There's a new, more aggressive group interested in solving social problems in Howard County called People Acting Together in Howard.
The group, PATH, is having what it bills as a big, action-oriented gathering at 6:50 tonight at St. Augustine Roman Catholic Church, 5976 Old Washington Road in Elkridge.
Hector Rodriguez, 61, a 17-year resident of Owen Brown village, is the lead organizer for the group. It operates under the banner of the Industrial Areas Foundation, he said, which is an umbrella group that helps sponsor local organizations for social change.
Rodriguez said all political candidates are invited, and he hopes for a crowd of about 400 to talk about Howard's poor, the problems they encounter and - more importantly - what should be done about those problems.
The group, which is affiliated with the BUILD coalition that has aggressively pressed for changes in the way Baltimore officials handle community problems, has been invited to try organizing in Howard by a group of local religious leaders from various faiths, Rodriguez said.
"All you hear about here is, 'We're the richest and the best,'" he said. "We're sending our poor people to Baltimore."
"This county does not do a good job taking care of poor people," he added. "There's no question we have a great public sector and a corporate sector, but we don't have the civic sector - the third leg of the stool."

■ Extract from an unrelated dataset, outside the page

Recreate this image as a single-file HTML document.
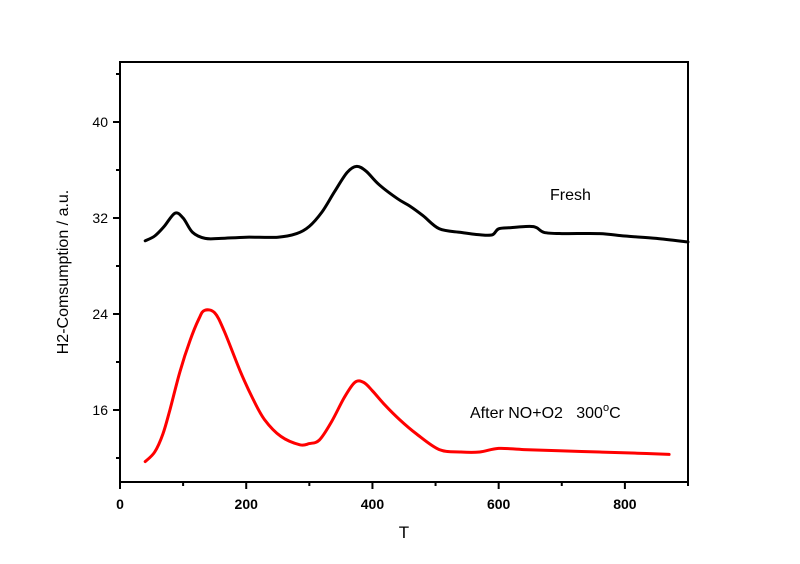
<!DOCTYPE html>
<html><head><meta charset="utf-8"><style>
html,body{margin:0;padding:0;background:#fff}
svg{display:block;font-family:"Liberation Sans",Arial,sans-serif}
</style></head><body>
<svg id="chart" width="800" height="564" viewBox="0 0 800 564" xmlns="http://www.w3.org/2000/svg">
<g id="axes"></g>
<g id="series"></g>
<text x="550" y="200" font-size="16">Fresh</text>
<text x="470" y="418" font-size="16" xml:space="preserve">After NO+O2   300<tspan dy="-7" font-size="11">o</tspan><tspan dy="7">C</tspan></text>
<text x="404" y="538" font-size="17" text-anchor="middle">T</text>
<text transform="translate(68,272) rotate(-90)" font-size="16" text-anchor="middle">H2-Comsumption / a.u.</text>
</svg>
<script>
const xMajorTicks=[0,200,400,600,800];
const xMinorTicks=[100,300,500,700,900];
const yMajorTicks=[16,24,32,40];
const yMinorTicks=[12,20,28,36,44];
const freshT=[40,55,70,87,100,115,135,160,200,250,280,300,320,340,360,375,390,410,440,459,480,506,540,570,590,600,620,649,660,672,700,760,800,850,900];
const freshV=[30.1,30.5,31.3,32.4,32.0,30.8,30.3,30.3,30.4,30.4,30.7,31.3,32.5,34.2,35.8,36.3,35.9,34.8,33.6,33.0,32.2,31.1,30.8,30.6,30.6,31.1,31.2,31.3,31.2,30.8,30.7,30.7,30.5,30.3,30.0];
const afterT=[40,55,68,79,95,111,125,134,150,165,190,210,229,255,285,300,316,335,355,372,386,400,420,443,470,506,540,570,600,640,696,760,820,870];
const afterV=[11.7,12.5,14.0,16.0,19.2,21.8,23.6,24.3,24.1,22.6,19.3,17.0,15.2,13.8,13.1,13.2,13.5,15.0,17.0,18.3,18.3,17.6,16.4,15.2,14.0,12.7,12.5,12.5,12.8,12.7,12.6,12.5,12.4,12.3];
const X0=120,X1=688,Y0=482,Y1=62,xmin=0,xmax=900,ymin=10,ymax=45;
const sx=t=>X0+(t-xmin)/(xmax-xmin)*(X1-X0);
const sy=v=>Y0-(v-ymin)/(ymax-ymin)*(Y0-Y1);
const NS="http://www.w3.org/2000/svg";
const axes=document.getElementById('axes');
function mk(tag,attrs,parent){const e=document.createElementNS(NS,tag);for(const k in attrs)e.setAttribute(k,attrs[k]);parent.appendChild(e);return e;}
const frame=mk('rect',{x:X0,y:Y1,width:X1-X0,height:Y0-Y1,fill:'none',stroke:'#000','stroke-width':2},axes);


xMajorTicks.forEach(t=>{
  const l=mk('line',{x1:sx(t),x2:sx(t),y1:Y0,y2:Y0+7,stroke:'#000','stroke-width':2},axes);
  
  
  const tx=mk('text',{x:sx(t),y:Y0+27,'font-size':14,'font-weight':'bold','text-anchor':'middle'},axes);
  tx.textContent=t;
  
  
});
xMinorTicks.forEach(t=>{
  const l=mk('line',{x1:sx(t),x2:sx(t),y1:Y0,y2:Y0+4,stroke:'#000','stroke-width':2},axes);
  
  
});
yMajorTicks.forEach(v=>{
  const l=mk('line',{x1:X0-7,x2:X0,y1:sy(v),y2:sy(v),stroke:'#000','stroke-width':2},axes);
  
  
  const tx=mk('text',{x:X0-12,y:sy(v)+5,'font-size':14,'text-anchor':'end'},axes);
  tx.textContent=v;
  
  
});
yMinorTicks.forEach(v=>{
  const l=mk('line',{x1:X0-4,x2:X0,y1:sy(v),y2:sy(v),stroke:'#000','stroke-width':2},axes);
  
  
});
const series=document.getElementById('series');
function line(T,V,color,name){
  const P=T.map((t,i)=>[sx(t),sy(V[i])]);
  let d='M'+P[0][0].toFixed(1)+','+P[0][1].toFixed(1);
  for(let i=0;i<P.length-1;i++){
    const p0=P[i-1]||P[i],p1=P[i],p2=P[i+1],p3=P[i+2]||P[i+1];
    const c1=[p1[0]+(p2[0]-p0[0])/6,p1[1]+(p2[1]-p0[1])/6];
    const c2=[p2[0]-(p3[0]-p1[0])/6,p2[1]-(p3[1]-p1[1])/6];
    d+='C'+c1[0].toFixed(1)+','+c1[1].toFixed(1)+' '+c2[0].toFixed(1)+','+c2[1].toFixed(1)+' '+p2[0].toFixed(1)+','+p2[1].toFixed(1);
  }
  const p=mk('path',{d:d,fill:'none',stroke:color,'stroke-width':3,'stroke-linejoin':'round','stroke-linecap':'round'},series);
  
  
}
line(freshT,freshV,'#000','fresh-line');
line(afterT,afterV,'#f00','after-no-o2-line');
</script>
</body></html>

Problems with housing and transportation for lower-income people, along with the lack of shelter for the homeless, are problems Howard County should face more forthrightly, Rodriguez said.
The plan is to ask candidates to work with community groups to address those and other problems, work on organizing internally and then reconvene in the fall, he said.
Former five-term County Councilman C. Vernon Gray had what he hopes will be a once-in-a-lifetime experience recently: being on the wrong end of a masked robber's gun during a bank holdup.
At the same time, he's pondering a repeat of an experience he's had numerous times: running for office.
The robbery experience seemed surreal at the time, Gray said, and the emotional shock didn't sink in until later.
Gray was one of about 15 people in the Citizens National Bank at Columbia Crossing just before noon June 2 when he heard a commotion and saw a masked man with a silver-colored handgun leap over the teller's counter. A second robber ordered everyone to the floor, Gray said. He recalled thinking as he got down, "No, this can't be happening."
No one was hurt, the robbers got some cash and fled, and police responded quickly, he said.
"Later, you think about what could have happened," Gray said.
Something else that the veteran politician is thinking about is whether to run for state Senate as the July 3 filing deadline nears for this year's elections.
Gray, a Democrat, ran for the District 13 Senate seat in 2002 and lost to incumbent Republican Sen. Sandra B. Schrader. But if he decides to take that plunge again, he would first have to defeat outgoing County Executive James N. Robey, also a Democrat, who staked his claim on the race last fall.
"I still have the interest," Gray said. "I have the knowledge of the issues, and I delivered good constituent services."
Robey said Gray has been talking about running for several months.
"I have no reaction one way or the other. I've wished him luck," Robey said, adding that he told Gray that if he runs and wins the primary he would have Robey's full support.
Robey said he hopes that the opposite result would put Gray in the executive's corner, too.
For Kari Appler, executive director of the Smoke Free Maryland Coalition, Monday night's 3-2 County Council vote to ban smoking in all Howard restaurants and bars carried more than just implications for public health.
"It's definitely a line in the sand in the county executive race," she said after the vote, noting that the two council members running for county executive parted paths on the issue.
Council Chairman Christopher J. Merdon, an Ellicott City Republican, voted against the smoking ban, while west Columbia Democrat Ken Ulman voted for it. Both are candidates for executive.
"I was actually surprised that Merdon voted 'no,'" Appler said, feeling that the ban is popular among voters.
But her take on politics isn't shared by Donald F. Norris, public policy professor at the University of Maryland, Baltimore County.
"There are a certain number of people who are single-issue voters, but I've never heard of a single-issue voter on the issue of smoking," Norris said. "You'll find them on issues like the environment or abortion. Overall, there will probably not be much impact, if any."
However, he said, some smokers who strongly oppose the ban might feel differently.
Republican Jim Adams of Ellicott City is happy the ban passed, but the anti-smoking District 5 County Council candidate also feels that the issue will play no part in the elections.
"I really think people will be happy that the ban is there, and they'll move on to other ... issues they want solved," he said.
Brian Harlin, county Republican Party chairman, said Merdon "stuck with what he believed in." Smoking won't be a big election issue, he said.
Tony McGuffin, Democratic Party chairman in Howard County, hopes that the vote will have an effect.
"I think it shows that Ken Ulman's priorities have to do with health," McGuffin said.
Voters will remember the issue, he said, because "we'll remind them."